The trade-offs to know about
Cardioid mics are not perfect. Two behaviours are worth understanding:
- Proximity effect. As you move very close, the low frequencies boost noticeably. This can add warmth to vocals, but it can also make things boomy. A high-pass filter or backing off slightly controls it.
- Off-axis colouration. Sound arriving from the sides is not just quieter, it can also sound a little different in tone. Keep the source in front for the most natural result, which is why good mic placement matters.
Cardioid vs other patterns
Compared with an omnidirectional mic, which hears equally in all directions, a cardioid captures far less room and noise but picks up only one direction well. Compared with a figure-8 (bidirectional) mic, which hears front and back but rejects the sides, a cardioid is better for a single source in a noisy space. There are also tighter variants: supercardioid and hypercardioid reject the sides even more and have a narrower front, at the cost of a small rear lobe of pickup. Many large-diaphragm condensers and most dynamics default to cardioid.
That small rear lobe on super- and hypercardioids is easy to forget. Because some sound still leaks in from directly behind, the quietest spot is no longer the rear but slightly off to each side. If you are placing a stage monitor or a noise source, aim it at that off-rear null rather than straight at the back of the mic. For a plain cardioid, the true null is straight behind, which keeps things simple in a home setup.

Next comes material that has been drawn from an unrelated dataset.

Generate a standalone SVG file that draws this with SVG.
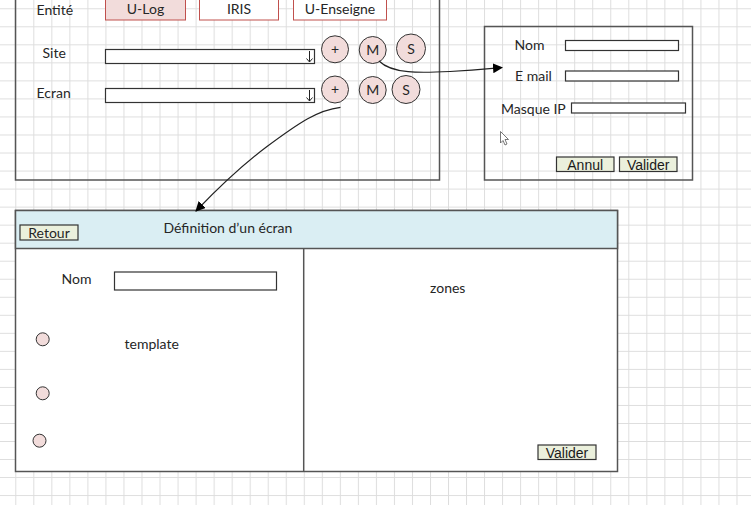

How to position a cardioid microphone
Getting the most from the pattern is mostly about aiming the live front at your source and the dead rear at whatever you want to exclude. A few practical habits help:
- Point the back at the problem. Face the rear of the mic toward the loudest unwanted noise — a computer fan, a window onto a street, an air-conditioner — so the null does the work for you.
- Mind the distance. Closer means more proximity-effect bass and a drier, more isolated sound; further away lets in more room. A hand-span or so from the grille is a sensible starting point for spoken word, a little further for a singer with a powerful voice.
- Speak across, not into, the diaphragm. Singing slightly off the centre of the capsule, with a pop filter in between, softens plosives that would otherwise thump a directional mic.
- Stay consistent. Because a cardioid changes tone with distance and angle, drifting around in front of it makes your level and warmth wander. Keep a steady position for an even take.
Common mistakes with cardioid mics
Most cardioid problems come down to a handful of avoidable errors:
- Recording into the wrong side. Speaking into the end of a side-address condenser, or into the back of any cardioid, gives a thin, distant sound. Confirm which face is live before you start.
- Sitting too close and fighting boominess. If your voice sounds muddy and chesty, that is proximity effect; back off a few centimetres or engage a high-pass filter rather than reaching for EQ later.
- Expecting it to fix a bad room. A cardioid reduces reflections but does not remove them. In a very live, echoey space you still want some absorption behind and around you, and a few simple steps to reduce echo when recording vocals make a bigger difference than the mic alone.
- Pointing the dead rear at nothing useful. The null is your best noise-control tool. Leaving it aimed at a blank wall while a fan blows into the live front wastes the pattern entirely.
When to use a cardioid microphone
Reach for a cardioid mic when you are recording one source and want to keep the room out of it — solo vocals, voiceover, a single podcast host, or close-miking an instrument. It is the safest default for an untreated home studio. If you need to capture a whole room, a choir or natural ambience, an omni or stereo setup serves better. Whether your mic is a condenser or dynamic affects how much room sneaks in too; see condenser vs dynamic microphones, and browse our full microphones guides for more.
Frequently asked questions
Is a cardioid microphone good for vocals?
Yes. The cardioid pattern is the standard for vocals because it focuses on the singer in front while rejecting room noise and reflections behind the mic, giving a cleaner, more present recording in most home setups.
What is the difference between cardioid and omnidirectional?
A cardioid mic picks up mainly from the front and rejects the rear, which suits a single source in a noisy room. An omnidirectional mic captures sound equally from all directions, which suits room ambience or recording several people around one mic in a quiet space.
What is proximity effect on a cardioid mic?
Proximity effect is the boost in low frequencies you hear as you move very close to a directional mic like a cardioid. It can add warmth to vocals but cause boominess if you are too close. Use a high-pass filter or back off slightly to manage it.
Where is the dead spot on a cardioid microphone?
On a true cardioid the null is directly behind the mic, at 180 degrees from the front. Point that rear at the loudest noise source to reject it. On supercardioid and hypercardioid mics the quietest spots sit slightly to each side of the rear instead, because a small lobe of pickup remains directly behind.